В архиве Академии сохранилось очень много набросков, свидетельствующих об интересе Кулибина к этой области: вычисления состава сплавов, величины стекол, описание деталей оптических приборов и т. п. Он сам наблюдал в свой телескоп движение планет, интересуясь астрономией. Сохранилось его «Описание астрономической перспективы в 6 дюймов, которая в тридцать раз увеличивает и, следовательно, юпитеровых спутников ясно показывать будет».

Кулибин занимался оптическими приборами обстоятельно, долго, упорно и оставил после себя учеников, двинувших вперед дело изготовления оптических приборов.

Успехи, которых Иван Петрович Кулибин добился в этой области, следует отнести за его личный счет. Они могут быть объяснены лишь его всеобъемлющим дарованием, огромным упорством и невероятной трудоспособностью.

Поскольку в приборах, изготовляемых Кулибиным, нуждались сами ученые, эта сторона его работы вызывала некоторый интерес и поддержку. Зато другие крупнейшие его изобретения Академией игнорировались, большинство академиков о них просто не слышало. Мучительно тяжело было ему сознавать и видеть, что изобретательские труды его не ценятся, тогда как лица, занимающиеся отвлеченными вопросами, получали большую поддержку, даже не имея особых заслуг.

Сохранился отрывок из письма Ивана Петровича сыну Семену, датированного 17 мая 1816 года и полного горьких размышлений на эту тему.

«В бытность мою при Академии Наук директора господина Домашнева, исчислено им было, что из многого числа русских воспитанников в академической гимназии, один, ученостью дойдя до звания профессорского, стоил казне по тогдашнему еще времени 40 тысяч рублей. Следственно и в тогдашнее время ученые стоили казне весьма значительные денежные суммы, ныне же несравненно более того. Мои успехи в изобретениях хотя не велики, да я, не быв в науках, не сделал ими казне ни малейшего убытка. А единственно помощью божией старался во изобретениях, и в том о моих успехах три раза опубликовано было в Европе. Мне весьма желалось видеть в публикациях о успехах в изобретениях г. г. профессоров, как должны быть велики, но к несчастью моему видеть и слышать о том не случалось мне во всю бытность в Петербурге».
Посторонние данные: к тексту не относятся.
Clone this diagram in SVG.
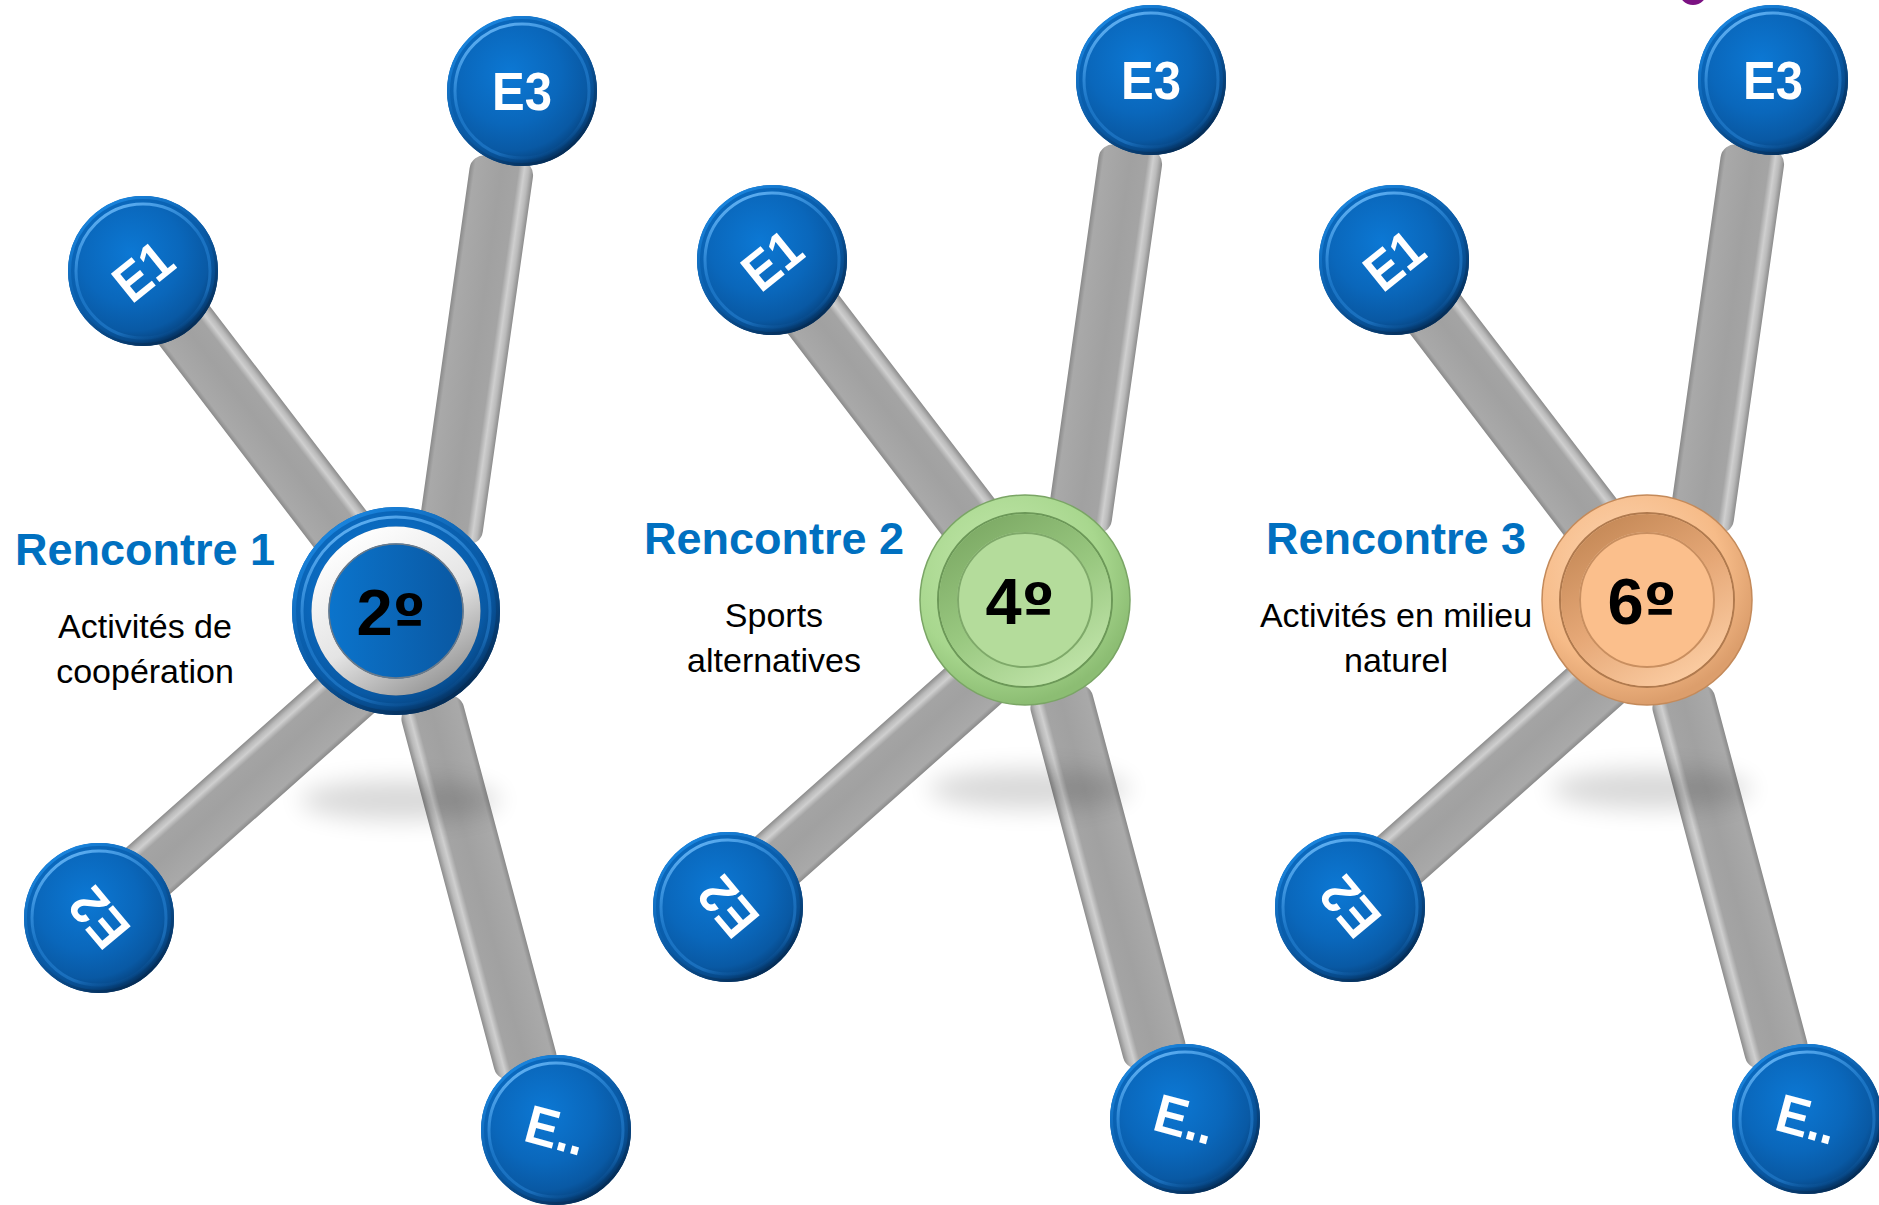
<svg xmlns="http://www.w3.org/2000/svg" xmlns:xlink="http://www.w3.org/1999/xlink" width="1879" height="1205" viewBox="0 0 1879 1205">
<style>
  .lbl { font-family: "Liberation Sans", Arial, sans-serif; font-weight: bold; font-size: 54px; fill: #ffffff; text-anchor: middle; }
  .hubTxt { font-family: "Liberation Sans", Arial, sans-serif; font-weight: bold; font-size: 65px; fill: #000000; text-anchor: middle; }
  .ord { font-family: "DejaVu Sans", sans-serif; font-weight: bold; font-size: 58px; }
  .head { font-family: "Liberation Sans", Arial, sans-serif; font-weight: bold; font-size: 45px; fill: #0070c0; text-anchor: middle; }
  .desc { font-family: "Liberation Sans", Arial, sans-serif; font-size: 34px; fill: #000000; text-anchor: middle; }
  .spoke { fill: url(#spokeGrad); }
  .shadow { fill: #000000; opacity: 0.15; filter: url(#blur); }
</style>
<defs>
  <filter id="blur" x="-50%" y="-100%" width="200%" height="300%">
    <feGaussianBlur stdDeviation="12"/>
  </filter>
  <linearGradient id="spokeGrad" x1="0" y1="0" x2="0" y2="1">
    <stop offset="0" stop-color="#8a8a8a"/>
    <stop offset="0.08" stop-color="#a9a9a9"/>
    <stop offset="0.5" stop-color="#a1a1a1"/>
    <stop offset="0.76" stop-color="#a4a4a4"/>
    <stop offset="0.85" stop-color="#cfcfcf"/>
    <stop offset="0.92" stop-color="#bababa"/>
    <stop offset="1" stop-color="#8c8c8c"/>
  </linearGradient>
  <radialGradient id="blueFace" cx="0.42" cy="0.38" r="0.62">
    <stop offset="0" stop-color="#0c78d4"/>
    <stop offset="0.55" stop-color="#0a67bb"/>
    <stop offset="0.84" stop-color="#0959a4"/>
    <stop offset="0.94" stop-color="#074a8b"/>
    <stop offset="1" stop-color="#053668"/>
  </radialGradient>
  <linearGradient id="blueRim" x1="0.25" y1="0" x2="0.75" y2="1">
    <stop offset="0" stop-color="#6ab8f7" stop-opacity="0.95"/>
    <stop offset="0.45" stop-color="#2f8fe2" stop-opacity="0.45"/>
    <stop offset="0.8" stop-color="#2a86d8" stop-opacity="0.5"/>
    <stop offset="1" stop-color="#0a4f92" stop-opacity="0"/>
  </linearGradient>
  <linearGradient id="blueEdge" x1="0.2" y1="0.05" x2="0.8" y2="0.95">
    <stop offset="0" stop-color="#1a86e0"/>
    <stop offset="0.5" stop-color="#0b5aa5"/>
    <stop offset="1" stop-color="#042a52"/>
  </linearGradient>
  <linearGradient id="blueDisk" x1="0" y1="0" x2="1" y2="0">
    <stop offset="0" stop-color="#0b74cc"/>
    <stop offset="1" stop-color="#0a58a2"/>
  </linearGradient>
  <linearGradient id="silver" x1="0.2" y1="0" x2="0.8" y2="1">
    <stop offset="0" stop-color="#ffffff"/>
    <stop offset="0.55" stop-color="#e4e4e4"/>
    <stop offset="1" stop-color="#979797"/>
  </linearGradient>
  <radialGradient id="greenFace" cx="0.4" cy="0.35" r="0.65">
    <stop offset="0" stop-color="#c4e8ad"/>
    <stop offset="0.7" stop-color="#a8d78e"/>
    <stop offset="1" stop-color="#8cbd73"/>
  </radialGradient>
  <linearGradient id="greenBand" x1="0.2" y1="0" x2="0.8" y2="1">
    <stop offset="0" stop-color="#7eab66"/>
    <stop offset="0.5" stop-color="#99c880"/>
    <stop offset="1" stop-color="#bfe3a8"/>
  </linearGradient>
  <radialGradient id="orangeFace" cx="0.4" cy="0.35" r="0.65">
    <stop offset="0" stop-color="#fdd6b3"/>
    <stop offset="0.7" stop-color="#f6bb88"/>
    <stop offset="1" stop-color="#dc9e6c"/>
  </radialGradient>
  <linearGradient id="orangeBand" x1="0.2" y1="0" x2="0.8" y2="1">
    <stop offset="0" stop-color="#c68a58"/>
    <stop offset="0.5" stop-color="#e6a877"/>
    <stop offset="1" stop-color="#fbcca2"/>
  </linearGradient>
  <g id="ball">
    <circle r="75" fill="url(#blueFace)"/>
    <circle r="73.5" fill="none" stroke="url(#blueEdge)" stroke-width="3"/>
    <circle r="67" fill="none" stroke="url(#blueRim)" stroke-width="3"/>
  </g>
  <g id="spokes">
    <rect class="spoke" x="0" y="-32" width="389" height="64" rx="15" transform="translate(379,580) rotate(-127.4)"/>
    <rect class="spoke" x="0" y="-32" width="388" height="64" rx="15" transform="translate(449,542) rotate(-81.95)"/>
    <rect class="spoke" x="0" y="-32" width="360" height="64" rx="15" transform="translate(375.7,668.8) rotate(138.4)"/>
    <rect class="spoke" x="0" y="-32" width="388" height="64" rx="15" transform="translate(429,700) rotate(75.07)"/>
  </g>
</defs>

<rect x="0" y="0" width="1879" height="1205" fill="#ffffff"/>
<circle cx="1693" cy="-9" r="14" fill="#7b1182"/>

<g id="connectors">
  <use xlink:href="#spokes" href="#spokes"/>
  <use xlink:href="#spokes" href="#spokes" transform="translate(629,-11)"/>
  <use xlink:href="#spokes" href="#spokes" transform="translate(1251,-11)"/>
</g>

<g id="shadows">
  <ellipse class="shadow" cx="400" cy="800" rx="100" ry="20"/>
  <ellipse class="shadow" cx="1029" cy="789" rx="100" ry="20"/>
  <ellipse class="shadow" cx="1651" cy="789" rx="100" ry="20"/>
</g>

<!-- Group 1 -->
<g id="g1-hub" transform="translate(396,611)">
  <circle r="104" fill="url(#blueFace)"/>
  <circle r="102" fill="none" stroke="url(#blueEdge)" stroke-width="4"/>
  <circle r="94" fill="none" stroke="url(#blueRim)" stroke-width="3"/>
  <circle r="84.5" fill="#0a3c70" opacity="0.6"/>
  <circle r="76" fill="none" stroke="url(#silver)" stroke-width="17"/>
  <circle r="67" fill="url(#blueDisk)" stroke="#6a7a8a" stroke-width="1.5"/>
  <text class="hubTxt" x="-5" y="24">2<tspan class="ord">º</tspan></text>
</g>
<g id="g1-E1" transform="translate(143,271)"><use xlink:href="#ball" href="#ball"/><text class="lbl" x="0" y="19" transform="rotate(-39)" textLength="60" lengthAdjust="spacingAndGlyphs">E1</text></g>
<g id="g1-E3" transform="translate(522,91)"><use xlink:href="#ball" href="#ball"/><text class="lbl" x="0" y="19" textLength="60" lengthAdjust="spacingAndGlyphs">E3</text></g>
<g id="g1-E2" transform="translate(99,918)"><use xlink:href="#ball" href="#ball"/><text class="lbl" x="0" y="19" transform="rotate(-130)" textLength="60" lengthAdjust="spacingAndGlyphs">E2</text></g>
<g id="g1-E4" transform="translate(556,1130)"><use xlink:href="#ball" href="#ball"/><text class="lbl" x="0" y="19" transform="rotate(15)" textLength="60" lengthAdjust="spacingAndGlyphs">E..</text></g>
<g id="g1-text">
  <text class="head" x="145" y="565">Rencontre 1</text>
  <text class="desc" x="145" y="638">Activités de</text>
  <text class="desc" x="145" y="683">coopération</text>
</g>

<!-- Group 2 -->
<g id="g2-hub" transform="translate(1025,600)">
  <circle r="105" fill="url(#greenFace)" stroke="#7aa565" stroke-width="1.5"/>
  <circle r="87" fill="none" stroke="#6c9858" stroke-width="2"/>
  <circle r="77" fill="none" stroke="url(#greenBand)" stroke-width="18"/>
  <circle r="67" fill="#b4dc9b" stroke="#7fa96a" stroke-width="2"/>
  <text class="hubTxt" x="-5" y="24">4<tspan class="ord">º</tspan></text>
</g>
<g id="g2-E1" transform="translate(772,260)"><use xlink:href="#ball" href="#ball"/><text class="lbl" x="0" y="19" transform="rotate(-39)" textLength="60" lengthAdjust="spacingAndGlyphs">E1</text></g>
<g id="g2-E3" transform="translate(1151,80)"><use xlink:href="#ball" href="#ball"/><text class="lbl" x="0" y="19" textLength="60" lengthAdjust="spacingAndGlyphs">E3</text></g>
<g id="g2-E2" transform="translate(728,907)"><use xlink:href="#ball" href="#ball"/><text class="lbl" x="0" y="19" transform="rotate(-130)" textLength="60" lengthAdjust="spacingAndGlyphs">E2</text></g>
<g id="g2-E4" transform="translate(1185,1119)"><use xlink:href="#ball" href="#ball"/><text class="lbl" x="0" y="19" transform="rotate(15)" textLength="60" lengthAdjust="spacingAndGlyphs">E..</text></g>
<g id="g2-text">
  <text class="head" x="774" y="554">Rencontre 2</text>
  <text class="desc" x="774" y="627">Sports</text>
  <text class="desc" x="774" y="672">alternatives</text>
</g>

<!-- Group 3 -->
<g id="g3-hub" transform="translate(1647,600)">
  <circle r="105" fill="url(#orangeFace)" stroke="#c48a5a" stroke-width="1.5"/>
  <circle r="87" fill="none" stroke="#b07a4e" stroke-width="2"/>
  <circle r="77" fill="none" stroke="url(#orangeBand)" stroke-width="18"/>
  <circle r="67" fill="#fbbf8c" stroke="#c98f60" stroke-width="2"/>
  <text class="hubTxt" x="-5" y="24">6<tspan class="ord">º</tspan></text>
</g>
<g id="g3-E1" transform="translate(1394,260)"><use xlink:href="#ball" href="#ball"/><text class="lbl" x="0" y="19" transform="rotate(-39)" textLength="60" lengthAdjust="spacingAndGlyphs">E1</text></g>
<g id="g3-E3" transform="translate(1773,80)"><use xlink:href="#ball" href="#ball"/><text class="lbl" x="0" y="19" textLength="60" lengthAdjust="spacingAndGlyphs">E3</text></g>
<g id="g3-E2" transform="translate(1350,907)"><use xlink:href="#ball" href="#ball"/><text class="lbl" x="0" y="19" transform="rotate(-130)" textLength="60" lengthAdjust="spacingAndGlyphs">E2</text></g>
<g id="g3-E4" transform="translate(1807,1119)"><use xlink:href="#ball" href="#ball"/><text class="lbl" x="0" y="19" transform="rotate(15)" textLength="60" lengthAdjust="spacingAndGlyphs">E..</text></g>
<g id="g3-text">
  <text class="head" x="1396" y="554">Rencontre 3</text>
  <text class="desc" x="1396" y="627">Activités en milieu</text>
  <text class="desc" x="1396" y="672">naturel</text>
</g>
</svg>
Были и другие причины, мешавшие Кулибину в должной мере привлечь внимание академиков к его изобретениям. Он был русский и притом «простолюдин». А таких академики, тогда еще в большинстве своем надменные иностранцы, не жаловали.

Академики. Силуэты работы Ф. Антинга.

Разумеется, не все иностранцы третировали и травили своих русских коллег и русскую науку вообще. Имена Эйлера, Д. Бернулли[44], Рихмана[45], Гмелина[46], с симпатией относившихся к стране и народу, среди которого они работали, говорят сами за себя. Но в большинстве своем приезжие академики, выходцы из служилых чиновничьих семей дворянского и бюргерского происхождения, приносили с собой в Петербургскую Академию наук чинопочитание, страсть к титулам, убежденность в своем кастовом превосходстве, политический консерватизм, цеховые обычаи, филистерские привычки, а главное — сугубый тупой национализм.

Много писалось о вражде великого Ломоносова к «иноземцам». Это неверно. Он был в дружбе с Эйлером, Рихманом, Гмелиным и другими. Но он яростно боролся против тех иностранцев, которые третировали русских ученых по причине их плебейского происхождения. Ведь даже Ломоносов, один из блистательных гениев человечества, был в конце концов побежден и отстранен от Академии. Даже он, всю жизнь добивавшийся «равновесия в голосах между иноземцами и россиянами», не одержал полной победы. Ломоносов требовал открытия настоящего университета и ходатайствовал об этом перед царицей, но «иноземцы» твердили свое: «На что столько студентов, куда с ними деваться?» Несмотря на все помехи, он много содействовал выдвижению русских ученых. В его время выдвинулись академики С. Крашенинников[47], Румовский, Козицкий[48], Мотонис[49] и другие.

К национальной вражде со стороны иностранных академиков по отношению к русским ученым прибавлялась классовая неприязнь. Надо помнить, что русские ученые вербовались, как правило, из бедных разночинцев. Все они прошли тяжкий путь нужды и лишений, и только упорная научная работа давала им возможность «выслужиться». Но клеймо плебея преследовало их до могилы даже в звании академиков. Котельников и Иноходцев — дети солдат-преображенцев; Зуев — сын солдата Семеновского полка; Озерецковский[50] и Румовский — дети захудалых попов. Ссылки чванливых иностранцев на то, что «мужик» засоряет науку и даже опасен правительству, были самым сильным их аргументом в борьбе с русскими учеными. Этим аргументом они изводили в свое время Ломоносова. И после смерти гениального сына архангельского рыбака, при всякой новой кандидатуре русского ученого в Академию они любили повторять: «Довольно с нас одного Ломоносова».